WHAT YOU SHOULD DO:
Reproduce exactly the lines below from the one containing "What Apache ECharts" through the one containing "0.108, 0.10, 0.098];", including both, and nothing else.
-- start of LISTING --
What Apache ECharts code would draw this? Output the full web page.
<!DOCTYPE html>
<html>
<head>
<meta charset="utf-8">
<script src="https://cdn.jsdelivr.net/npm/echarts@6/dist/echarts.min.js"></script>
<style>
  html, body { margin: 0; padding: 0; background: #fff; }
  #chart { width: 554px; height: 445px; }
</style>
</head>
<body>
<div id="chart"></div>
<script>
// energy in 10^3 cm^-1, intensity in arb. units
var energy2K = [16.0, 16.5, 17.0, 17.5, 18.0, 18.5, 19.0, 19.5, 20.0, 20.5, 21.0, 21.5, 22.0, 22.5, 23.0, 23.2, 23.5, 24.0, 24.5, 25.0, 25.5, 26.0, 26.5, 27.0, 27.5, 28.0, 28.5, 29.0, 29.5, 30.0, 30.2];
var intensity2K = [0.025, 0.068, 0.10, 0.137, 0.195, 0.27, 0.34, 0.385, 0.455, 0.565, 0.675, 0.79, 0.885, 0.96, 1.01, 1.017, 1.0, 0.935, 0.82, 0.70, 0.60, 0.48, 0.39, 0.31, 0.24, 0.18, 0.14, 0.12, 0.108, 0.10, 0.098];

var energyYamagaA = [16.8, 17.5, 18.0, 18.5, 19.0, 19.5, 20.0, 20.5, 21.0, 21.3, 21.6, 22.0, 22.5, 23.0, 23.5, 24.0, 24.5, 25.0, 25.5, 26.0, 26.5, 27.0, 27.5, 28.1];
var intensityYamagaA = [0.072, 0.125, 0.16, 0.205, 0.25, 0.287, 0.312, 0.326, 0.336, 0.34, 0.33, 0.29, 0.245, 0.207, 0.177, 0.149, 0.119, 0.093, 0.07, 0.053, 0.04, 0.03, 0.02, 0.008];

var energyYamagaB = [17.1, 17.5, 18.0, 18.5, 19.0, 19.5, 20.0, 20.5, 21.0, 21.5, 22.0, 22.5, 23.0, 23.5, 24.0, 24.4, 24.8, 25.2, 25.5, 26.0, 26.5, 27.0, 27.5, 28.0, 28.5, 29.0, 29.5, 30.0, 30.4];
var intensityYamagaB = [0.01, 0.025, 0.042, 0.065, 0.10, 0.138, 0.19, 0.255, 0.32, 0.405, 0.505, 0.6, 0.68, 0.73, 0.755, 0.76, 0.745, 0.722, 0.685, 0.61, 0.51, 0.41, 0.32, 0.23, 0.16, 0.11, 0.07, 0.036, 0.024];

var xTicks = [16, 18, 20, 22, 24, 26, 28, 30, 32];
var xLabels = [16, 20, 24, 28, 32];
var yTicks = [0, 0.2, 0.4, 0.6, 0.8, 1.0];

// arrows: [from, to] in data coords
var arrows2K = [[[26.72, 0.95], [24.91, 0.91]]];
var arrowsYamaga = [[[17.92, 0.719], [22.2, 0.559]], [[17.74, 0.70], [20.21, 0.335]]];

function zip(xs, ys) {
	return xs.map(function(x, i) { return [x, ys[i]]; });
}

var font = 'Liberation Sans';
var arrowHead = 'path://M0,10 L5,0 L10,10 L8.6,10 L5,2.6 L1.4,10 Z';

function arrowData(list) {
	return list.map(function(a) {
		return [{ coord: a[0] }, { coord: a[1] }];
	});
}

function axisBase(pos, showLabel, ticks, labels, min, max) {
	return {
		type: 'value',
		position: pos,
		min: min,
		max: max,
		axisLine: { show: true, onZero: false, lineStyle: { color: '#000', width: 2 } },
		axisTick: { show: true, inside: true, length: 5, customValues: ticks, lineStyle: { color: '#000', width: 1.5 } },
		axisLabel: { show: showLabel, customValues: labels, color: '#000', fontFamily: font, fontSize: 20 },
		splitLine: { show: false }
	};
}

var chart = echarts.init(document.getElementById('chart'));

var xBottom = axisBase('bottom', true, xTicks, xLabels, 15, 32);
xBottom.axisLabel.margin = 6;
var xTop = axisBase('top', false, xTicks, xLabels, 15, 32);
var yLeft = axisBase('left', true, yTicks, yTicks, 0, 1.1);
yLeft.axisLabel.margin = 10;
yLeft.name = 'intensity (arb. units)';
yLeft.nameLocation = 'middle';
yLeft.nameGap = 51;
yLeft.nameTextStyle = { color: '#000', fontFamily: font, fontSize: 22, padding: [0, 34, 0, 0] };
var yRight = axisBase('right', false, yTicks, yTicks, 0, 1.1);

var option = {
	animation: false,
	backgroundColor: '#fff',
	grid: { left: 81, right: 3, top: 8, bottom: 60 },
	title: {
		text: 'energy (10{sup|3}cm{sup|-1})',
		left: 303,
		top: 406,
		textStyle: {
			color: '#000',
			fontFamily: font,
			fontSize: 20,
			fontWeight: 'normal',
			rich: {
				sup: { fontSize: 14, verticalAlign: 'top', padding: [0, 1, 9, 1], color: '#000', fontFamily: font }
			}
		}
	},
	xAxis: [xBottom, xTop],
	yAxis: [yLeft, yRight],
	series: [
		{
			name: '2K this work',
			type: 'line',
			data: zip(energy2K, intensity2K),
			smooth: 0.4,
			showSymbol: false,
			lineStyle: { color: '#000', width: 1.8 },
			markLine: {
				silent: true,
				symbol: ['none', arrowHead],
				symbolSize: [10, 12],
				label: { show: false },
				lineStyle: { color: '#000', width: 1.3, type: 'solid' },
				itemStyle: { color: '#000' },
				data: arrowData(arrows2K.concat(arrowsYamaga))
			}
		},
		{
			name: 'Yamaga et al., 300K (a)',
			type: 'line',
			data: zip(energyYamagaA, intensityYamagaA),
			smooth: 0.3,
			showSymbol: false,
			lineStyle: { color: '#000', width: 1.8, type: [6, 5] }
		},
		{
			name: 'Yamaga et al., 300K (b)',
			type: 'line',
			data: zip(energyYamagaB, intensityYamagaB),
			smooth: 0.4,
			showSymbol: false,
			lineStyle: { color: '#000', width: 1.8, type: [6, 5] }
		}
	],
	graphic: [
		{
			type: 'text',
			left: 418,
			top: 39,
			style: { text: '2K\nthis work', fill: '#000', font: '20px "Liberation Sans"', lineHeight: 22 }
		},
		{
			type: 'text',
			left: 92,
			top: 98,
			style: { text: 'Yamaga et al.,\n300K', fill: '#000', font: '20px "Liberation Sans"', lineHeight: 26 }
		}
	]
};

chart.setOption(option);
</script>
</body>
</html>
-- end of LISTING --
-- start of LISTING --
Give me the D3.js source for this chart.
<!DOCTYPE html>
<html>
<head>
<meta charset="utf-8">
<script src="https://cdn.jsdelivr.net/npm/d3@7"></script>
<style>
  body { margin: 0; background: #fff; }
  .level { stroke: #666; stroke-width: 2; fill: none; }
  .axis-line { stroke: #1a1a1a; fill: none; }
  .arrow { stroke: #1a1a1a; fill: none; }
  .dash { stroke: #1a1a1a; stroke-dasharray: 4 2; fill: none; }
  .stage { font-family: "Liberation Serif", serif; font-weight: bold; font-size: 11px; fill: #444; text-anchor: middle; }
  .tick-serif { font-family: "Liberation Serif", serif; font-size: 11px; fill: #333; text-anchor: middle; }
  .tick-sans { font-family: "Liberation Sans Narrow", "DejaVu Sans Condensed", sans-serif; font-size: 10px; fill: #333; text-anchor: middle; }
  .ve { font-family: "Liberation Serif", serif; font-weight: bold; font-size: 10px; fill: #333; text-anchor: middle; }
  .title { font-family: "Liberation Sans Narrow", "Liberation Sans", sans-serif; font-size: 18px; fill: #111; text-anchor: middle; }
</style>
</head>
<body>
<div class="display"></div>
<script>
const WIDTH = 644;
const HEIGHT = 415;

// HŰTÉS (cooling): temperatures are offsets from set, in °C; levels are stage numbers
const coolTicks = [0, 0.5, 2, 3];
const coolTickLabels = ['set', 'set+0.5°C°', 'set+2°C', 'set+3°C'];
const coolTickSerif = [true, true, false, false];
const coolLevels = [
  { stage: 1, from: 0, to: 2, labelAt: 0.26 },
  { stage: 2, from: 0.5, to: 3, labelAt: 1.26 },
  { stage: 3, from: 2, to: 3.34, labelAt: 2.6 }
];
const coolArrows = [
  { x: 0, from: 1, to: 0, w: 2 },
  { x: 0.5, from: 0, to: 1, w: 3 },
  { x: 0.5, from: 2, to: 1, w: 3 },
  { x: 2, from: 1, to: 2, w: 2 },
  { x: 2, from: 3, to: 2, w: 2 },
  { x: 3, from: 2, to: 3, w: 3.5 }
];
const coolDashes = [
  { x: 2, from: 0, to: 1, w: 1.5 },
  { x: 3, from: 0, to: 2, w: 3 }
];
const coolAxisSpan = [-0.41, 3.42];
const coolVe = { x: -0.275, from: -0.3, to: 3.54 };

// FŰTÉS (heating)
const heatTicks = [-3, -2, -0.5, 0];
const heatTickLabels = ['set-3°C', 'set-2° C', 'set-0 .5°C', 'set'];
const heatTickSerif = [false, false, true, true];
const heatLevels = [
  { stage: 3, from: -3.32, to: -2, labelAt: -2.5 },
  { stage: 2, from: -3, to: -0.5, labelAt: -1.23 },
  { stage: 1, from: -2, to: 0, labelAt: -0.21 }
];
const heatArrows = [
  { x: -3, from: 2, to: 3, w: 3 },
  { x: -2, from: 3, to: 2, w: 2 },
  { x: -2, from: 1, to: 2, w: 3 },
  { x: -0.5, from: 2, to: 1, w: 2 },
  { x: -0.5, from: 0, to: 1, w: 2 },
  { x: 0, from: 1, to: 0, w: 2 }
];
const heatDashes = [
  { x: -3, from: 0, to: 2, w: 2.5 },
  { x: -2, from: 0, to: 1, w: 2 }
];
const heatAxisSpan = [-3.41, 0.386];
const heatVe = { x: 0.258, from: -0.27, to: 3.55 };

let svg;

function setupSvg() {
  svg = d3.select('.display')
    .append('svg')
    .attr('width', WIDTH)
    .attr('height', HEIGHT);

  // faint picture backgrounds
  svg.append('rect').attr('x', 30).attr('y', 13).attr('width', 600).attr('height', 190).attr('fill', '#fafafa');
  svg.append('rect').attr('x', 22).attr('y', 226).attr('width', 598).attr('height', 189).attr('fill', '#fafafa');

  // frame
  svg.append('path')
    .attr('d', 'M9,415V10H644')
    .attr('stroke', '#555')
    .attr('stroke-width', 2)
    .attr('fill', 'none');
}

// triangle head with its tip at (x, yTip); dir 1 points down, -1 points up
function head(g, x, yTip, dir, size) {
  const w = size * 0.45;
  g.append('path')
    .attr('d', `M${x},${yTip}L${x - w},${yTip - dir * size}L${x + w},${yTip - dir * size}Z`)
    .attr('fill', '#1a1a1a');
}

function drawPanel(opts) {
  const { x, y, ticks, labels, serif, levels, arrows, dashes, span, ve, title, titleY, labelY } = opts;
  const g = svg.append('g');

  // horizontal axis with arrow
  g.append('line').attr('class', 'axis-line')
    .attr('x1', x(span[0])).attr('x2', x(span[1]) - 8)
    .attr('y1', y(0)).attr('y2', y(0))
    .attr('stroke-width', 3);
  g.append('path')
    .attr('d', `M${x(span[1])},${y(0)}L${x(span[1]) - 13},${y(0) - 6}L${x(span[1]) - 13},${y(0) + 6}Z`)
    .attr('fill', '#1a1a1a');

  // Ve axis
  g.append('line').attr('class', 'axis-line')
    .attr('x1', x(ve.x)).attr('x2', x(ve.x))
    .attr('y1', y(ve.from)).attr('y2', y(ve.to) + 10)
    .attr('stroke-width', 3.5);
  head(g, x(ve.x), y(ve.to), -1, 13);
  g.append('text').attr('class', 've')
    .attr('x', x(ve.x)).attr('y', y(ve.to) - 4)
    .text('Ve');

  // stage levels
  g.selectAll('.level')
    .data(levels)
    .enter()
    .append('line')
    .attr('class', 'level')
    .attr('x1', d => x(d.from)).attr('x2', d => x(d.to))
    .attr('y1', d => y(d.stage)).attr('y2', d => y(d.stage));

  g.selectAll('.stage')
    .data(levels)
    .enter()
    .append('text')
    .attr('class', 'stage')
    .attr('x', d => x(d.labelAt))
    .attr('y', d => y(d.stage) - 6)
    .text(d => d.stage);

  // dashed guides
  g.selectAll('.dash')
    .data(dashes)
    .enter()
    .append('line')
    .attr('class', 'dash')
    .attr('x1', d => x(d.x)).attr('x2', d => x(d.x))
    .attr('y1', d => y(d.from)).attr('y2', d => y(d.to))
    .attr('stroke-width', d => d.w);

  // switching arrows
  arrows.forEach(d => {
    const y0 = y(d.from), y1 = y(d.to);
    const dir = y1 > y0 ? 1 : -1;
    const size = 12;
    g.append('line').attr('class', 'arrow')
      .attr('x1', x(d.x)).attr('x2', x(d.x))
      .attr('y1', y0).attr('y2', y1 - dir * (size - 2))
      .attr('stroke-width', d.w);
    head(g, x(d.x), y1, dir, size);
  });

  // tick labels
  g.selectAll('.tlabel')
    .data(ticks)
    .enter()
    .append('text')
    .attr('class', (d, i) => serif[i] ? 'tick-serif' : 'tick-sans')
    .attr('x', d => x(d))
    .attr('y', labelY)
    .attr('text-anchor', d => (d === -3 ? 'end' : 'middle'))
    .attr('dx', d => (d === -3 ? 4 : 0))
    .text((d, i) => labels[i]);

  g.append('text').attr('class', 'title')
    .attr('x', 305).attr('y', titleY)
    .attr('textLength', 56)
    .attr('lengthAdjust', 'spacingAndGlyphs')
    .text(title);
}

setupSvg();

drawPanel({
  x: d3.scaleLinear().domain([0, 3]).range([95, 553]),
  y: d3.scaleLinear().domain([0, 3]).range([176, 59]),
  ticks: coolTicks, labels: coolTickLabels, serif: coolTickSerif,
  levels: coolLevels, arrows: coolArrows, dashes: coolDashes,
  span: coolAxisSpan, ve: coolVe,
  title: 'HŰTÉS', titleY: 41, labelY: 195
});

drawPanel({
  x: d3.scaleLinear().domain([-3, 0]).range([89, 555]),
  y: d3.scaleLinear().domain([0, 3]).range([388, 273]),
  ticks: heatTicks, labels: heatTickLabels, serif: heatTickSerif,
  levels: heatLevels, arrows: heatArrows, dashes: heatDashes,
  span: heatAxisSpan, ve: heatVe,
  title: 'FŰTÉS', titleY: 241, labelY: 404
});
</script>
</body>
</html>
-- end of LISTING --
EXERCISE RESPONSE:
What Apache ECharts code would draw this? Output the full web page.
<!DOCTYPE html>
<html>
<head>
<meta charset="utf-8">
<script src="https://cdn.jsdelivr.net/npm/echarts@6/dist/echarts.min.js"></script>
<style>
  html, body { margin: 0; padding: 0; background: #fff; }
  #chart { width: 554px; height: 445px; }
</style>
</head>
<body>
<div id="chart"></div>
<script>
// energy in 10^3 cm^-1, intensity in arb. units
var energy2K = [16.0, 16.5, 17.0, 17.5, 18.0, 18.5, 19.0, 19.5, 20.0, 20.5, 21.0, 21.5, 22.0, 22.5, 23.0, 23.2, 23.5, 24.0, 24.5, 25.0, 25.5, 26.0, 26.5, 27.0, 27.5, 28.0, 28.5, 29.0, 29.5, 30.0, 30.2];
var intensity2K = [0.025, 0.068, 0.10, 0.137, 0.195, 0.27, 0.34, 0.385, 0.455, 0.565, 0.675, 0.79, 0.885, 0.96, 1.01, 1.017, 1.0, 0.935, 0.82, 0.70, 0.60, 0.48, 0.39, 0.31, 0.24, 0.18, 0.14, 0.12, 0.108, 0.10, 0.098];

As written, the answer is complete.